Треугольные письма.
Мири приносит с собой нежный запах свежего сена. Она похожа на мою сестру Зиночку. Мы с Зиночкой обожали валяться на сене, хохотали, делились секретами, строили планы. А потом Зиночку расстреляли немцы. Никогда не прощу себе, что не уговорила ее поехать со мной в Москву.
- Бабушка, будем обедать?
Ее голос возвращает меня в настоящее. Я молча киваю и, кажется, всхлипываю. Мири опускается на корточки возле моего кресла.
- Бабушка, что случилось?
Как четко она выговаривает «бабушка». А вот ее мама меня всегда называла «ба». Ну так мама-то ее в Москве родилась, а Мири уже здесь, в Израиле. Я вздыхаю, прогоняя непрошенную грусть.
- Ничего не случилось, милая. Что может случиться с девяностолетней старухой? А я даже суп сварила твой любимый.
Я тяжело поднимаюсь из кресла и двигаюсь в сторону плиты. Суп я варила часа три, не меньше.
Мири наливает суп в глубокие тарелки с ажурным узором, любит она эти тарелки. Когда маленькая была, всегда просила ей налить суп в «красивую тарелочку». Эти тарелки мы привезли с собой из Москвы в девяносто третьем. Кажется, они только и остались от всей московской посуды.
Мири с удовольствием уплетает куриный суп с рисом, а я смотрю на нее и удивляюсь, как это она так быстро выросла. Кажется, только недавно моя дочка Риточка была студенткой, прибегала из института и вот также уплетала мой суп. А потом и внучка Катенька супчик рисовый всегда просила сварить, когда я ее из школы встречала. А теперь вот Мири, правнучка, сидит за моим столом в военной форме и ест суп.
Голос Мири снова возвращает меня из лабиринта воспоминаний.
– Мама вчера разбиралась в кладовке (на самом деле она сказала «в махсане», конечно) и нашла коробку с разными штуками… Ну такими, для памяти. Там письма разные, и даже твои есть.

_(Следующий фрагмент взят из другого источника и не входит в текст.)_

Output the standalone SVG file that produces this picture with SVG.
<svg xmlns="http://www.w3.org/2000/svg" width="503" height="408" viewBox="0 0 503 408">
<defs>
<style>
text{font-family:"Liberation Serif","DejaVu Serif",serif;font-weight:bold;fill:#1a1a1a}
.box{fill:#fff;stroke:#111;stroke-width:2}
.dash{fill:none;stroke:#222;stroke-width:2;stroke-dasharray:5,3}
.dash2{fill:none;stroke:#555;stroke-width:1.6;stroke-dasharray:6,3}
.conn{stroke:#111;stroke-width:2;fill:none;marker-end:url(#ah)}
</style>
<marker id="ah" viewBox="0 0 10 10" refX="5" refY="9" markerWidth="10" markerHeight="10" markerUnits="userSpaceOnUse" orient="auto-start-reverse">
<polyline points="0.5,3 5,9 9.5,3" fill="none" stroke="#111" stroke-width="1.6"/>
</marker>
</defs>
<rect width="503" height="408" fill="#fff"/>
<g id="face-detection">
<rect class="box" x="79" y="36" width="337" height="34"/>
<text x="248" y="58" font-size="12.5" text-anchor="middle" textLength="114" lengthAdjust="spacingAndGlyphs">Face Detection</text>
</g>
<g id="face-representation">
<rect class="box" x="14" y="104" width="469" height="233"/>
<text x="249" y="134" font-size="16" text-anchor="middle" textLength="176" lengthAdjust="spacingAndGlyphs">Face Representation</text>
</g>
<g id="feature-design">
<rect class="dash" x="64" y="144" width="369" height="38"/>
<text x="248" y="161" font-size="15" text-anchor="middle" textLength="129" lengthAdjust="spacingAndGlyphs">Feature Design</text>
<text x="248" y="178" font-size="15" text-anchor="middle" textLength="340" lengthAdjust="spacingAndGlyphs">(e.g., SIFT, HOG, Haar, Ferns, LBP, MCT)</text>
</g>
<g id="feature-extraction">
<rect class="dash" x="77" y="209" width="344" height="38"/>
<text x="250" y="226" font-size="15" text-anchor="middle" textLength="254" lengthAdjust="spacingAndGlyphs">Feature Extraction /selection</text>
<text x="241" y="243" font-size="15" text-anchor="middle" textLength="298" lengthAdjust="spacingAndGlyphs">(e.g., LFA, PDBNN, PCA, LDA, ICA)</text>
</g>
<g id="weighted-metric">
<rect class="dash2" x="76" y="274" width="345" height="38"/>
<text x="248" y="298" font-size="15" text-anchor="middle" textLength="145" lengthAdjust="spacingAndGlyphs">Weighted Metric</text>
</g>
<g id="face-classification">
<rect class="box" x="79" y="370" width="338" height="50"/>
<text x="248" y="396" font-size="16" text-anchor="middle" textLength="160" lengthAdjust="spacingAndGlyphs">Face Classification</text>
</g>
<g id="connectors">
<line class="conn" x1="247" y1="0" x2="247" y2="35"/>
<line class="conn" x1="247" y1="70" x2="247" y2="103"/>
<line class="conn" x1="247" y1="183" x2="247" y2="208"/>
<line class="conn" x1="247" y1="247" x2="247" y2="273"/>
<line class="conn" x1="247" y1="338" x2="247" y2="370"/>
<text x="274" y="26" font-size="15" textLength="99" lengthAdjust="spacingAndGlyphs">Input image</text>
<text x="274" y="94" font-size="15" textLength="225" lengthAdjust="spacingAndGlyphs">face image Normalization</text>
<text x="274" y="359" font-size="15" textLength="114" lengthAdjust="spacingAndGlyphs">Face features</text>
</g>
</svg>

- Мои письма? – Я очень стараюсь припомнить, что же за письма мои могут быть в этой коробке «для памяти», но ничего не вспоминается. Эх, память моя, память… И вдруг внутри становится жарко, сердце на секунду замирает и я начинаю старательно дышать, как учил меня мой доктор.
Мири бросает ложку, подскакивает ко мне, гладит мои плечи, успокаивая. Она бормочет испуганно, спрашивает про каких-то врачей. Но мне не нужны врачи, я уже и сама справилась. Чувствую слезы на своих щеках.
- Все в порядке, милая, все в порядке. (даже я уже говорю «беседер», да..) Я, кажется, вспомнила. Треугольные письма в той коробке, да?
Мири возвращается за стол, кивает.
- Это письма твоего прадедушки, которые он мне писал с фронта. А я-то давно уже и письма эти оплакала…
Мири доедает суп, подбирает все до капли. Лицо у нее строгое и задумчивое.
- А еще там есть письма, которые дедушка с бабушкой друг другу писали, когда она была на стройке..э-э-э…ком-со-моль-ской, вот. А дедушка в это время в армии был, как я сейчас. И папины письма тоже есть, только два. Из Афганистана. Но они не треугольные, обычные, в конвертах. С марками.
Мири замолкает. Мне хочется сказать ей что-то ласковое, ободряющее, про мир и про жизнь, но слова останавливаются, не могут пройти сквозь мои дрожащие губы.
- Бабушка, как же хорошо, что сейчас есть интернет, правда? И Таль может мне написать в вотсапе, и я ему тоже. Я не хочу, чтобы у меня были треугольные письма.
Она поправляет свою военную форму перед зеркалом, закидывает на одно плечо тяжелый рюкзак, а на другое автомат. Я, как всегда, обнимаю ее на прощание. Вдыхаю нежный аромат сена, прикрываю глаза.
- В следующие выходные я принесу тебе письма сама. Почитаем вместе, окей? – она старается придать своему голосу беззаботности, но я-то слышу, как она сдерживает слезы.
У моей правнучки никогда не будет треугольных писем, и это уже неплохо.